The Teachers’ welfare, training and re-training must be a constant concern for the government.  Let teaching job be seen as a profession for those who have the flair and enthusiasm to excel in it with pride, not a job seen as being at the lower rung of employment-ladder reserve for those who could not secure a better job elsewhere.  This attitude of “I am just managing it” often exhibited by our teachers must be curbed drastically for us to achieve the desired results.

TNC: Finally, you run a free skill women vocational skill, how did you come about this, since you are not a woman?

Dr. Raph: I started the center after I had a funny experience of a lady who had visited me for financial help but offered her body for sex in order to feed her kids. The lady was a widow who claimed that after her husband’s death almost all his friends slept with her before they could offer financial help. So, I wondered how many other women were going through such ordeal and decided the only way to help was to set up a place where I can contribute to women by encouraging them to learn a skill and be equipped for the challenges ahead in life if the unexpected should happen to them. In February 2016, the center started with 5 sewing machines, 4 laptops and one computer desk-top, for computer training, and some catering equipment. I convinced my wife Princess Folasade to join me in the project. The women skill acquisition center train women and the girl child on tailoring/fashion designing and computer training, Catering, Bead Making, Soap making (liquid/tablet & detergents), Liquid disinfectant Production, Hat making, Air freshener production, Germicide Production, Insecticide Production, Ankara bags and shoes making & Make-up artistry.

Initially I made it strictly for married women and widows and I provided teaching equipment and material for practical, free. Just to empower the women and empower the nation, but doing it all alone has not been funny, vast capital intensive. By 2017 spinsters and the girl child were encouraged to join, and I could not afford to buy materials for everyone again, I encouraged them to buy their own materials for their practical. We have two staff and contract instructors. The ‘Free Skill Acquisition Training Center for Women, do also visits schools to train girls and so far since 2016 we have visited 31 secondary schools for skill training programs, just to empower the girl child and women generally.

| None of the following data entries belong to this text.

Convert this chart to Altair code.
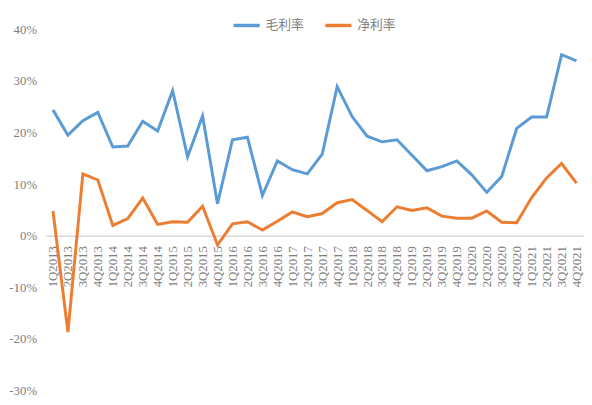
import altair as alt
import pandas as pd

quarters = [f"{q}Q{y}" for y in range(2013, 2022) for q in range(1, 5)]

gross_margin = [24.4, 19.5, 22.3, 23.9, 17.2, 17.4, 22.2, 20.3,
                28.1, 15.3, 23.2, 6.2, 18.6, 19.1, 7.8, 14.5,
                12.8, 12.0, 15.8, 28.9, 23.1, 19.3, 18.2, 18.6,
                15.6, 12.6, 13.4, 14.5, 11.8, 8.4, 11.5, 20.8,
                23.0, 23.0, 35.1, 33.9]

net_margin = [4.8, -18.7, 12.0, 10.8, 2.0, 3.3, 7.3, 2.2,
              2.7, 2.6, 5.7, -1.8, 2.3, 2.7, 1.1, 2.8,
              4.6, 3.7, 4.3, 6.4, 7.0, 4.9, 2.7, 5.6,
              4.9, 5.4, 3.8, 3.4, 3.4, 4.8, 2.6, 2.5,
              7.4, 11.2, 14.0, 10.2]

series_names = ["毛利率", "净利率"]
series_colors = ["#5B9BD5", "#ED7D31"]
y_ticks = [-30, -20, -10, 0, 10, 20, 30, 40]

rows = []
for i, q in enumerate(quarters):
    rows.append({"quarter": q, "series": series_names[0], "value": gross_margin[i], "order": i})
    rows.append({"quarter": q, "series": series_names[1], "value": net_margin[i], "order": i})
df = pd.DataFrame(rows)

H = 366
W = 546
SERIF = "Liberation Serif"

chart = alt.Chart(df).mark_line(strokeWidth=3, strokeJoin="miter").encode(
    x=alt.X("quarter:N", sort=quarters,
            scale=alt.Scale(type="point", padding=0.5),
            axis=alt.Axis(title=None, labelAngle=270, offset=-(H * 30 / 70),
                          domainColor="#D9D9D9", domainWidth=1.5, ticks=False,
                          labelFont=SERIF, labelFontSize=13,
                          labelColor="#7F7F7F", labelPadding=10)),
    y=alt.Y("value:Q", scale=alt.Scale(domain=[-30, 40], nice=False, zero=False),
            axis=alt.Axis(title=None, values=y_ticks, grid=False, domain=False, ticks=False,
                          labelExpr="datum.value + '%'", labelFont=SERIF,
                          labelFontSize=13, labelColor="#7F7F7F", labelPadding=9)),
    color=alt.Color("series:N", sort=series_names,
                    scale=alt.Scale(domain=series_names, range=series_colors),
                    legend=alt.Legend(title=None, orient="none", legendX=189, legendY=-19,
                                      direction="horizontal", symbolType="stroke",
                                      symbolStrokeWidth=3.5, symbolSize=700,
                                      labelFont="Noto Sans CJK SC", labelFontSize=13,
                                      labelColor="#7F7F7F", columnPadding=13,
                                      labelOffset=4)),
    order="order:Q",
).properties(width=W, height=H, padding={"left": 0, "top": 0, "right": 0, "bottom": 0}
).configure_view(stroke=None)

chart.save("out.html", embed_options={"renderer": "svg", "actions": False})
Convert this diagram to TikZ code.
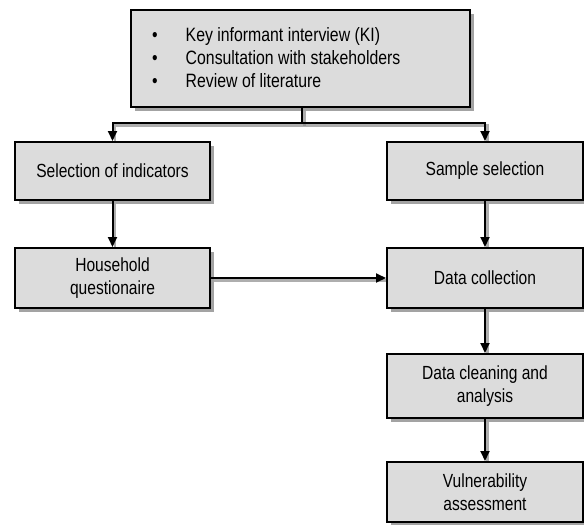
\documentclass[tikz,border=0pt]{standalone}
\usepackage{fontspec}
\setmainfont[FakeStretch=0.82]{Liberation Sans}
\usetikzlibrary{arrows.meta,shadows}
\pgfdeclarelayer{background}
\pgfsetlayers{background,main}
\definecolor{boxfill}{HTML}{DCDCDC}
\definecolor{shade}{HTML}{8C8C8C}
\tikzset{
  box/.style={draw=black, line width=2pt, fill=boxfill, inner sep=0pt,
    align=center, font=\fontsize{19}{23}\selectfont,
    drop shadow={shadow xshift=4pt, shadow yshift=-4pt, fill=shade, opacity=0.8}},
  conn/.style={draw=black, line width=2pt},
  arr/.style={conn, -{Triangle[length=10pt,width=9pt]}},
  connshadow/.style={draw=shade, line width=2.5pt, opacity=0.7, transform canvas={shift={(2.5pt,-2.5pt)}}}
}
\begin{document}
\begin{tikzpicture}[x=1pt,y=-1pt]
\useasboundingbox (0,0) rectangle (584,525);
\node[box, minimum width=339pt, minimum height=97pt] (top) at (300.5,58.5) {};
\node[anchor=west, inner sep=0pt, font=\fontsize{19.3}{23}\selectfont] (toptext) at (152,60)
  {\begin{tabular}{@{}l@{\hspace{28pt}}l@{}}\textbullet & Key informant interview (KI)\\
   \textbullet & Consultation with stakeholders\\ \textbullet & Review of literature\end{tabular}};
\node[box, minimum width=195pt, minimum height=58pt] (sel) at (112.5,171) {Selection of indicators};
\node[box, minimum width=196pt, minimum height=58pt] (sample) at (485,171) {Sample selection};
\node[box, minimum width=195pt, minimum height=60pt] (house) at (112.5,278) {Household\\questionaire};
\node[box, minimum width=196pt, minimum height=60pt] (data) at (485,278) {Data collection};
\node[box, minimum width=196pt, minimum height=64pt] (clean) at (485,386) {Data cleaning and\\analysis};
\node[box, minimum width=196pt, minimum height=60pt] (vuln) at (485,492) {Vulnerability\\assessment};
\coordinate (split) at (302,123);
\begin{pgfonlayer}{background}
  \draw[connshadow] (top.south -| split) -- (split);
  \draw[connshadow] (split) -| (sel.north);
  \draw[connshadow] (split) -| (sample.north);
  \draw[connshadow] (sel.south) -- (house.north);
  \draw[connshadow] (sample.south) -- (data.north);
  \draw[connshadow] (house.east) -- (data.west);
  \draw[connshadow] (data.south) -- (clean.north);
  \draw[connshadow] (clean.south) -- (vuln.north);
\end{pgfonlayer}
\draw[conn] (top.south -| split) -- (split);
\draw[arr] (split) -| (sel.north);
\draw[arr] (split) -| (sample.north);
\draw[arr] (sel.south) -- (house.north);
\draw[arr] (sample.south) -- (data.north);
\draw[arr] (house.east) -- (data.west);
\draw[arr] (data.south) -- (clean.north);
\draw[arr] (clean.south) -- (vuln.north);
\end{tikzpicture}
\end{document}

Little wonder I was voted as the Most Reliable man in Africa in 2016 by a Chinese company SDLG and was awarded a cash prize of 1000 dollar for the Skill center. Like I said earlier, we started in February 2016 and by December of the same year we trained 96 women free. In 2017, the figure rose to 1,875, by December of 2018, we had trained 3, 320 women, by December ending 2019 we have trained 5034 women free of charge in different vocations. For 2020 to 2021, the figures dropped due to the Covid 19 pandemic. By April ending 2022 that is last month, we have trained a total of 6, 121 women/girl child.

Sincerely, if you ask me, I am of the opinion that Skill acquisition should be introduced in our higher institutions. Look at China today, taking over the world in practically all human endeavours because of skill development, Nigerian Universities should stop teaching us 1950 theories in 2022, we need more practicals and more skills, in Nigeria and even Africa.